From a technology standpoint, it:

  1. Can be integrated with existing systems, both SAP and non-SAP.
  2. Highly scalable at both local and central levels and new business processes can be in incorporated.
  3. Centralized administration capabilities for distributed auto-ID infrastructures.
  4. It separates the information that is integrated into operations and decisions from the information that is used in tracking, tracing, and triggering events thus it minimizes RFID data replication.
  5. Information exchange with business partners can be done in real time.

Success of RFID depends on how well companies adapt their business processes, integrate core technology systems and develop and implement business-meaningful RFID applications that not only ensure compliance but also drive internal value creation now and in the future

RFID solutions hold the promise for an extremely high ROI derived from a real-time view of the entire supply-chain. However, RFID technology is relatively new and poses a high degree of integration challenges.
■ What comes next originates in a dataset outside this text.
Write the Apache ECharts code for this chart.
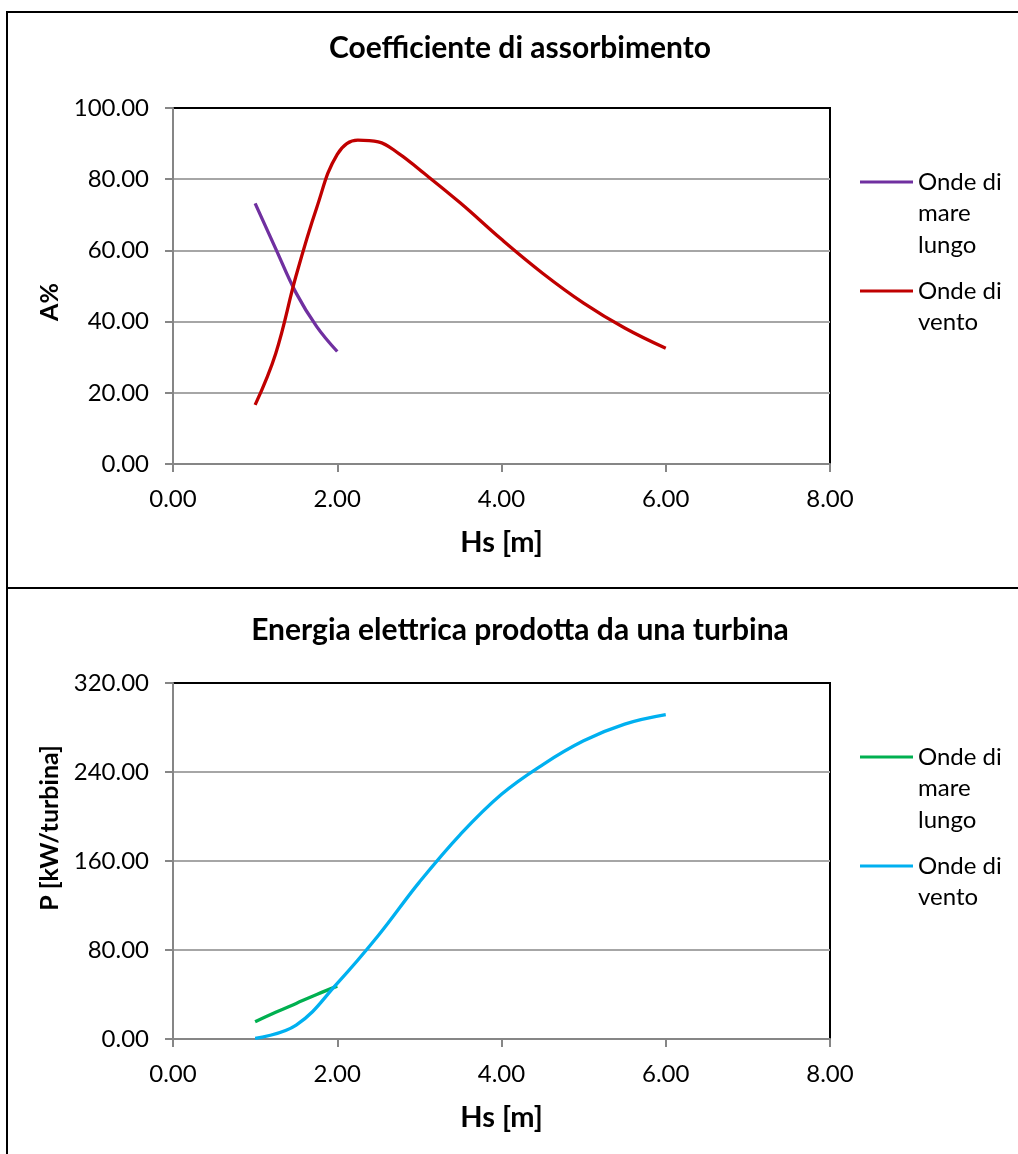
<!DOCTYPE html>
<html>
<head>
<meta charset="utf-8">
<script src="https://cdn.jsdelivr.net/npm/echarts@6/dist/echarts.min.js"></script>
<style>
html,body{margin:0;padding:0;background:#fff;}
#chart{width:1018px;height:1154px;}
</style>
</head>
<body>
<div id="chart"></div>
<script>
// ---- Data ----
const titleTop = 'Coefficiente di assorbimento';
const titleBottom = 'Energia elettrica prodotta da una turbina';
const xAxisName = 'Hs [m]';
const yNameTop = 'A%';
const yNameBottom = 'P [kW/turbina]';
const seriesNames = ['Onde di mare lungo', 'Onde di vento'];

// Top chart: absorption coefficient A% vs Hs
const hsLong = [1.0, 1.25, 1.5, 1.75, 2.0];
const aLong = [73.2, 60.5, 48.0, 38.6, 31.6];
const hsWindA = [1.0, 1.25, 1.5, 1.75, 2.0, 2.25, 2.5, 2.75, 3.0, 3.5, 4.0, 4.5, 5.0, 5.5, 6.0];
const aWind = [16.6, 31.0, 53.0, 72.0, 87.0, 91.0, 90.5, 87.2, 82.7, 73.3, 63.1, 53.6, 45.2, 38.2, 32.5];

// Bottom chart: electric power per turbine vs Hs
const pLong = [15.5, 24.0, 32.0, 40.0, 47.5];
const hsWindP = [1.0, 1.5, 2.0, 2.5, 3.0, 3.5, 4.0, 4.5, 5.0, 5.5, 6.0];
const pWind = [0.5, 12.5, 50.0, 93.0, 141.0, 184.0, 220.0, 246.5, 268.0, 283.0, 291.5];

// Axis scales
const xMin = 0, xMax = 8, xStep = 2;
const yTopMin = 0, yTopMax = 100, yTopStep = 20;
const yBotMin = 0, yBotMax = 320, yBotStep = 80;

const colors = { long1: '#7030A0', wind1: '#C00000', long2: '#00B050', wind2: '#00B0F0' };

function pairs(xs, ys) { return xs.map((x, i) => [x, ys[i]]); }

const FONT = 'Lato, "Open Sans", sans-serif';
const L = 31.5;

function xAxisCfg(gi) {
  return {
    gridIndex: gi, type: 'value', min: xMin, max: xMax, interval: xStep,
    name: xAxisName, nameLocation: 'middle', nameGap: 64,
    nameTextStyle: { fontFamily: FONT, fontWeight: 'bold', fontSize: 29, color: '#000' },
    axisLine: { show: true, onZero: false, lineStyle: { color: '#868686', width: 2 } },
    axisTick: { show: true, inside: false, length: 8, lineStyle: { color: '#868686', width: 2 } },
    axisLabel: { margin: 23, fontFamily: FONT, fontSize: 24, color: '#000', formatter: v => v.toFixed(2) },
    splitLine: { show: false }
  };
}
function yAxisCfg(gi, min, max, step, name, pad) {
  return {
    gridIndex: gi, type: 'value', min: min, max: max, interval: step,
    name: name, nameLocation: 'middle', nameGap: 105, nameRotate: 90,
    nameTextStyle: { fontFamily: FONT, fontWeight: 'bold', fontSize: 25, color: '#000', padding: pad },
    axisLine: { show: true, lineStyle: { color: '#868686', width: 2 } },
    axisTick: { show: true, inside: false, length: 8, lineStyle: { color: '#868686', width: 2 } },
    axisLabel: { margin: 24, fontFamily: FONT, fontSize: 24, color: '#000', formatter: v => v.toFixed(2) },
    splitLine: { show: true, showMinLine: false, showMaxLine: false, lineStyle: { color: '#a6a6a6', width: 2 } }
  };
}
// One legend per series; blank leading lines put the first text line level with the icon.
function legendCfg(name, lines, iconY) {
  const n = lines.length;
  const padded = new Array(n - 1).fill('').concat(lines);
  return {
    left: 860, top: iconY - (2 * n - 1) * L / 2, padding: 0,
    icon: 'rect', itemWidth: 53, itemHeight: 3.2,
    selectedMode: false,
    data: [name],
    formatter: () => padded.join('\n'),
    textStyle: { fontFamily: FONT, fontSize: 24, color: '#000', lineHeight: L }
  };
}
function lineSeries(name, xi, data, color) {
  return {
    name: name, type: 'line', xAxisIndex: xi, yAxisIndex: xi,
    data: data, smooth: 0.4, symbol: 'none',
    lineStyle: { color: color, width: 3.3 }, itemStyle: { color: color }
  };
}

const chart = echarts.init(document.getElementById('chart'), null, { renderer: 'canvas' });
chart.setOption({
  backgroundColor: '#fff',
  animation: false,
  title: [
    { text: titleTop, left: 520, top: 48, padding: 0, textAlign: 'center', textVerticalAlign: 'middle',
      textStyle: { fontFamily: FONT, fontWeight: 'bold', fontSize: 30, color: '#000' } },
    { text: titleBottom, left: 520, top: 630, padding: 0, textAlign: 'center', textVerticalAlign: 'middle',
      textStyle: { fontFamily: FONT, fontWeight: 'bold', fontSize: 30, color: '#000' } }
  ],
  grid: [
    { left: 173, top: 108, width: 657, height: 356, show: true, borderColor: '#000', borderWidth: 2, backgroundColor: 'transparent' },
    { left: 173, top: 683, width: 657, height: 356, show: true, borderColor: '#000', borderWidth: 2, backgroundColor: 'transparent' }
  ],
  xAxis: [xAxisCfg(0), xAxisCfg(1)],
  yAxis: [
    yAxisCfg(0, yTopMin, yTopMax, yTopStep, yNameTop, [0, 32, 0, 0]),
    yAxisCfg(1, yBotMin, yBotMax, yBotStep, yNameBottom, [0, 0, 0, 66])
  ],
  legend: [
    legendCfg(seriesNames[0], ['Onde di', 'mare', 'lungo'], 182),
    legendCfg(seriesNames[1], ['Onde di', 'vento'], 291),
    legendCfg(seriesNames[0] + ' ', ['Onde di', 'mare', 'lungo'], 757),
    legendCfg(seriesNames[1] + ' ', ['Onde di', 'vento'], 866)
  ],
  graphic: [
    { type: 'rect', silent: true, z: 100, shape: { x: 7, y: 12, width: 1040, height: 576 },
      style: { fill: 'none', stroke: '#000', lineWidth: 2 } },
    { type: 'rect', silent: true, z: 100, shape: { x: 7, y: 588, width: 1040, height: 600 },
      style: { fill: 'none', stroke: '#000', lineWidth: 2 } }
  ],
  series: [
    lineSeries(seriesNames[0], 0, pairs(hsLong, aLong), colors.long1),
    lineSeries(seriesNames[1], 0, pairs(hsWindA, aWind), colors.wind1),
    lineSeries(seriesNames[0] + ' ', 1, pairs(hsLong, pLong), colors.long2),
    lineSeries(seriesNames[1] + ' ', 1, pairs(hsWindP, pWind), colors.wind2)
  ]
});
</script>
</body>
</html>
Packaged software only answers part of the RFID implementation puzzle, and seamless integration with existing CRM, SCM, ERP and other core enterprise systems is vital to realizing the full value of this technology.

A company’s success with RFID in an SAP environment hinges on its ability to correctly identify from the start all relevant SAP applications and components that will be affected and formulate and execute a strategically sound implementation plan that reduces time and risk associated with customizing and integrating these SAP components for RFID.